TASK PROMPT: Write out word for word each line of the records, beginning at the first and stopping after the line with "import pandas as pd". Leave the pictures out.

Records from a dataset
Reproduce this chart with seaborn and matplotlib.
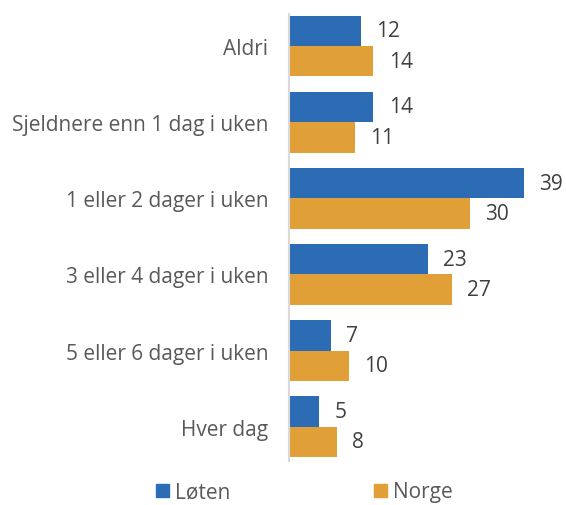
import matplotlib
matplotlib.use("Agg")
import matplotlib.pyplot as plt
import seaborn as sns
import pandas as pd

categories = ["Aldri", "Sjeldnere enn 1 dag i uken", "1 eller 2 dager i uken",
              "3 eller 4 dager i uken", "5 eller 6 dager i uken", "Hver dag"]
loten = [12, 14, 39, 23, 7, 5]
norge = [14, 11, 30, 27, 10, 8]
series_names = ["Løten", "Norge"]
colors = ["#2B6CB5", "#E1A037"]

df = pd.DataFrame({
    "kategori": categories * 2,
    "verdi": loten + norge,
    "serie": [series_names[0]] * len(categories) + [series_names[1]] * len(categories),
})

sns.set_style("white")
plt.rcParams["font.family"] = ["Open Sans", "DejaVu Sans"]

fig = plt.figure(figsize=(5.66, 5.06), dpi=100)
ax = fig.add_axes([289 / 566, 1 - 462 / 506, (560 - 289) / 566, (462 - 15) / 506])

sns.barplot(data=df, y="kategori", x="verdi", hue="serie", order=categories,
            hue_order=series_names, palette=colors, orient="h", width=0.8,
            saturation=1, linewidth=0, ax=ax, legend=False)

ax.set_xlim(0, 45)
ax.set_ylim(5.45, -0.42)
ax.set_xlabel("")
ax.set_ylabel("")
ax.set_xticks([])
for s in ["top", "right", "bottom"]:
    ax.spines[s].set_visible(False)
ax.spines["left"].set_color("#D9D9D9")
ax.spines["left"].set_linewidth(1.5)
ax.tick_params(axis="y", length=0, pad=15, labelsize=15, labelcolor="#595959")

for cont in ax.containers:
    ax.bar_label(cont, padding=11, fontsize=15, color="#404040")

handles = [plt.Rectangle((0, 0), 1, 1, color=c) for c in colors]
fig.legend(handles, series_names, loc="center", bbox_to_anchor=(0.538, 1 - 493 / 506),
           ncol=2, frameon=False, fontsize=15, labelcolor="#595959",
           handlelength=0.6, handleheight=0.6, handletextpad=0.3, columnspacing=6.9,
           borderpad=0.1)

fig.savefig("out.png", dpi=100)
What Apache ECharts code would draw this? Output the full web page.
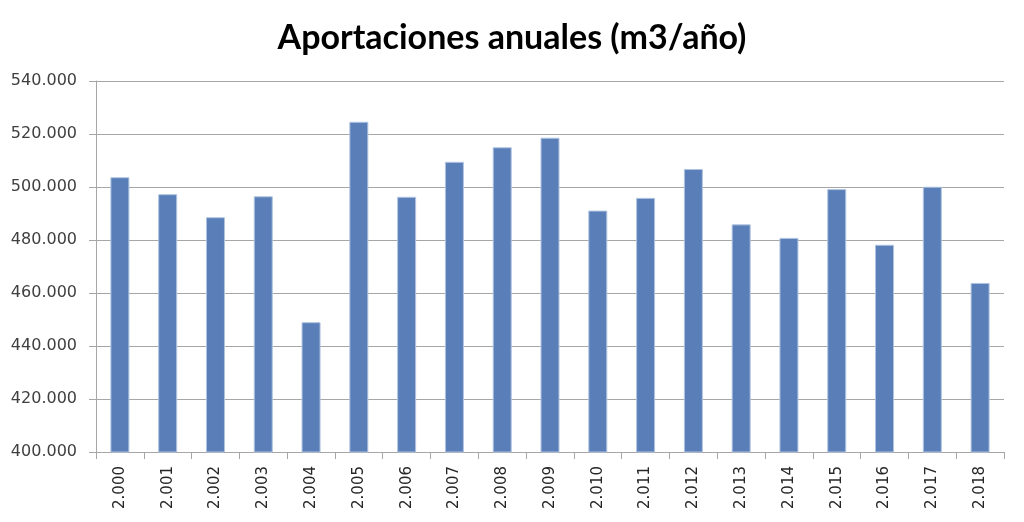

ANSWER FOR THE TASK:
Reproduce this chart with seaborn and matplotlib.
import matplotlib
matplotlib.use("Agg")
import matplotlib.pyplot as plt
import seaborn as sns
import pandas as pd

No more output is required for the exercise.